Researchers Trace Wealth Inequality Through Classic Maya Society

Researchers find lessons for modern society from studying wealth and power distribution in classic Maya.

Local community members sharing archaeological finds during excavations at a Classic Maya house mound at Uxbenká. (Credit: KM Prufer)

(CN) — Some Maya lived in elaborate 7,000 square foot homes filled with colorful pottery, carved jade and fancy conch shells, while others squatted in plain 500 square foot units nearby. Uneven distribution of wealth isn’t unique to Central American history. Wherever archaeologists find evidence of humans, invariably comes signs of hierarchy and inequality.

A new analysis of classic Maya homes published Wednesday in the journal PLOS ONE connects government structure to wealth distribution, offering clues to the underlying mechanisms that drive this phenomena.   

“We’re really trying to get at some of these very real issues of how inequality forms, how it’s perpetuated, and how it manifests in early cities,” said Keith Prufer, an author of the study from the University of New Mexico, in a statement. “One of the larger goals within archaeology is to try to show that modern societies and ancient societies are, in their fundamental elements, not that much different from each other.”

Using the statistical Gini coefficient, researchers measured distribution of income across two Maya communities, Uxbenká and Ix Kuku’il, from 250 to 900 AD. The study included 36 neighborhoods spanning 26 square miles.

At the time, Maya society ran from Western El Salvador through Guatemala, Belize and Mexico. Unlike the United States, which has a central government, each city state developed its own form of government. Researchers noticed the villages that shared power collectively tended to also share wealth more evenly when compared to the way both wealth and power became concentrated among those run by a small group of leaders.

Much like in modern society, wealth of the past is apparent through what people owned and built.

“Greater architectural investments and prestige goods are more abundant in districts with higher Gini coefficients,” the paper describes. “At Uxbenká, wealth inequality is reflected in massive landscape modifications in all three districts and elaborate tombs are located in the district seats. These larger, high-status households had access to luxury goods from the Guatemalan highlands, Belize River Valley, the Petén, and coastal regions including carved jade, modified conch shells, and polychrome pottery, which are less abundant in non-elite houses.”

“Other high status groups have imported polychrome vessels, figurines, conch shells, eccentric flint, bone lip plugs, shell beads, and jade earspools and incorporate iconography associated with wealth and power attesting to the accumulation of goods through patron-client relationships,” the paper continues.

Areas with higher levels of wealth inequality relied on external trade for resources. In many districts, larger households supported smaller households and distributed wealth through patron-client relationships.

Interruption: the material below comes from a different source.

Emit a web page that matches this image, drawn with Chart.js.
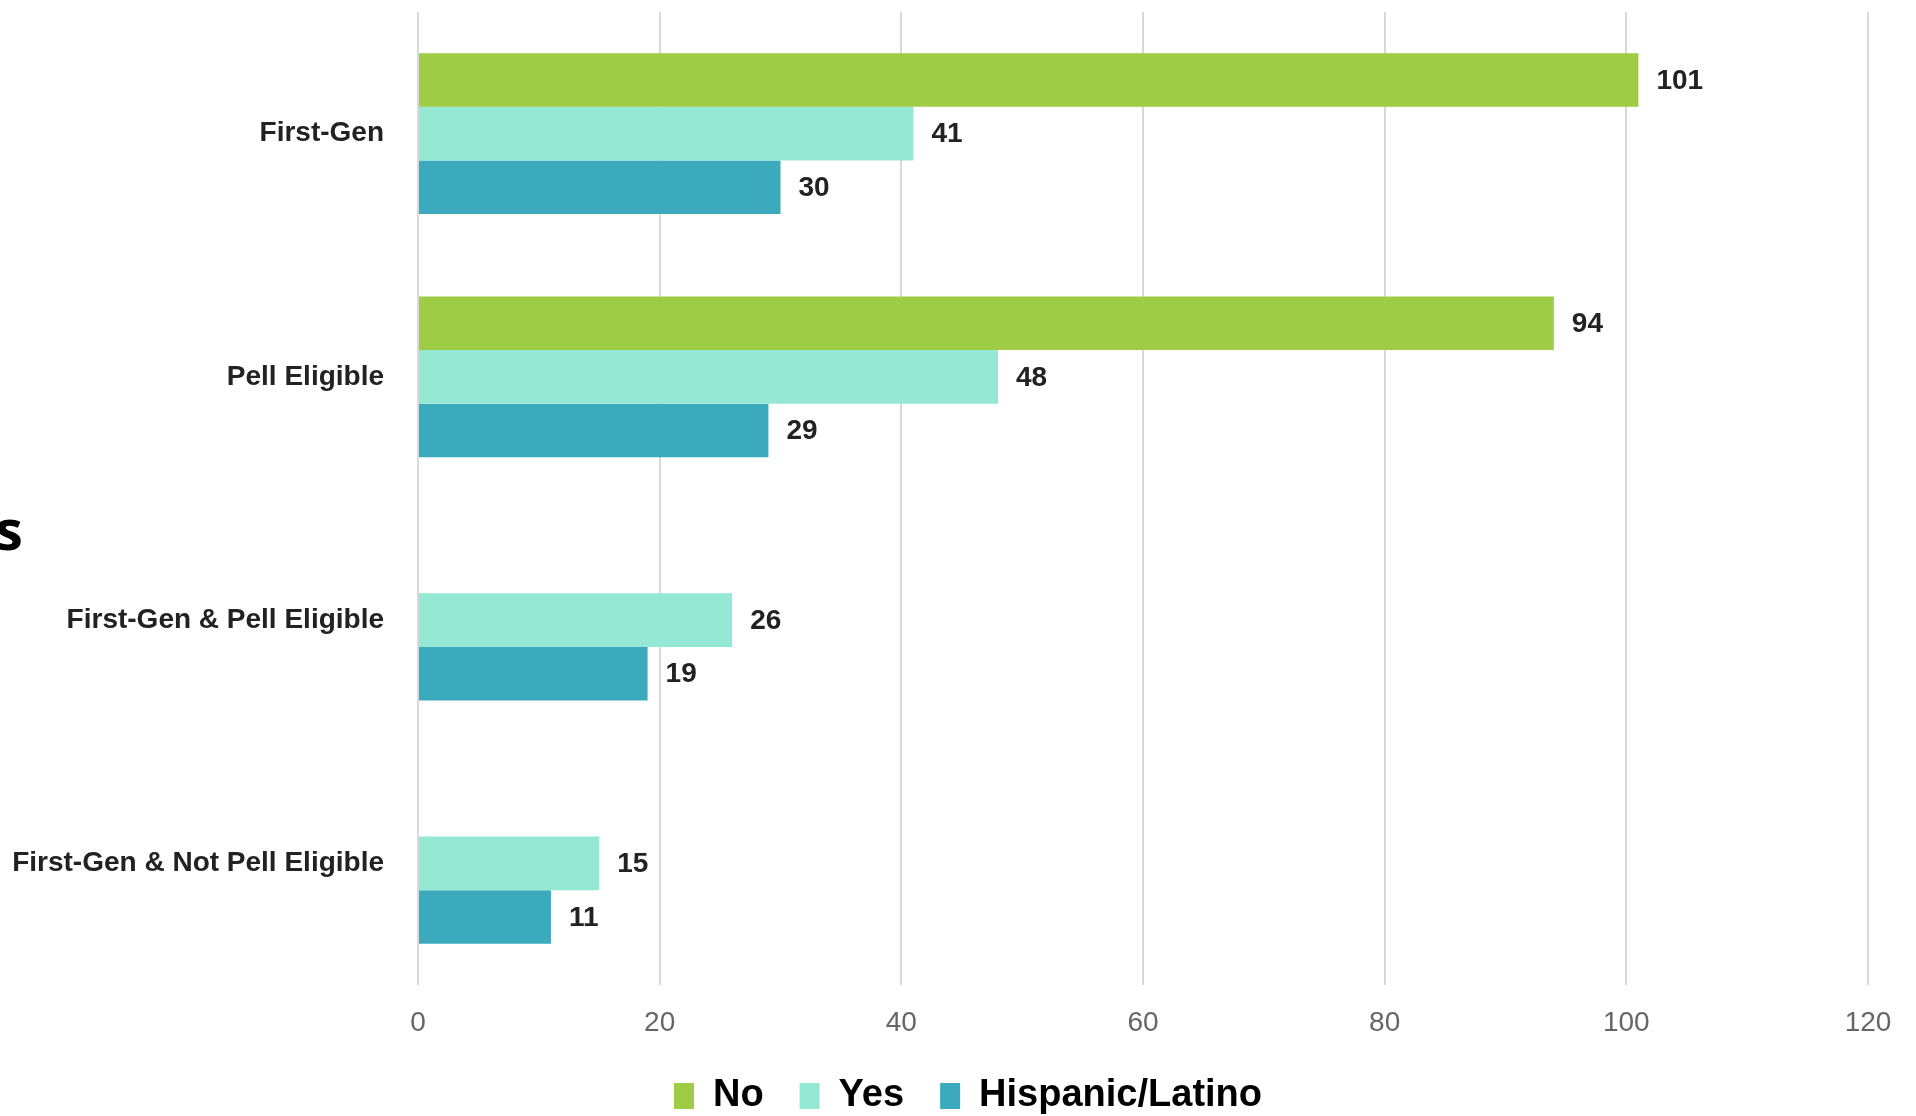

“Another key is to look at palaces,” Prufer explained. “When you have very centralized palace buildings or funerary temples dedicated to a ruling lineage, the government tends to be more autocratic. In societies that were less autocratic, it’s harder to determine where rulers lived or even who they were.”

Still it’s important to keep these comparisons in context with one another.

“We’re comparing houses within a neighborhood to each other, and it still reveals a pattern. Everything is looked at in a relative sense,” said Gary Feinman, the Field Museum’s MacArthur curator of anthropology, in a statement. “It would be like if you compared all the houses in Kansas, some might be bigger than the houses in Manhattan, but that relative pattern of wealth distribution in Kansas, as compared to Manhattan, would still tell you something about wealth differentials in both areas.”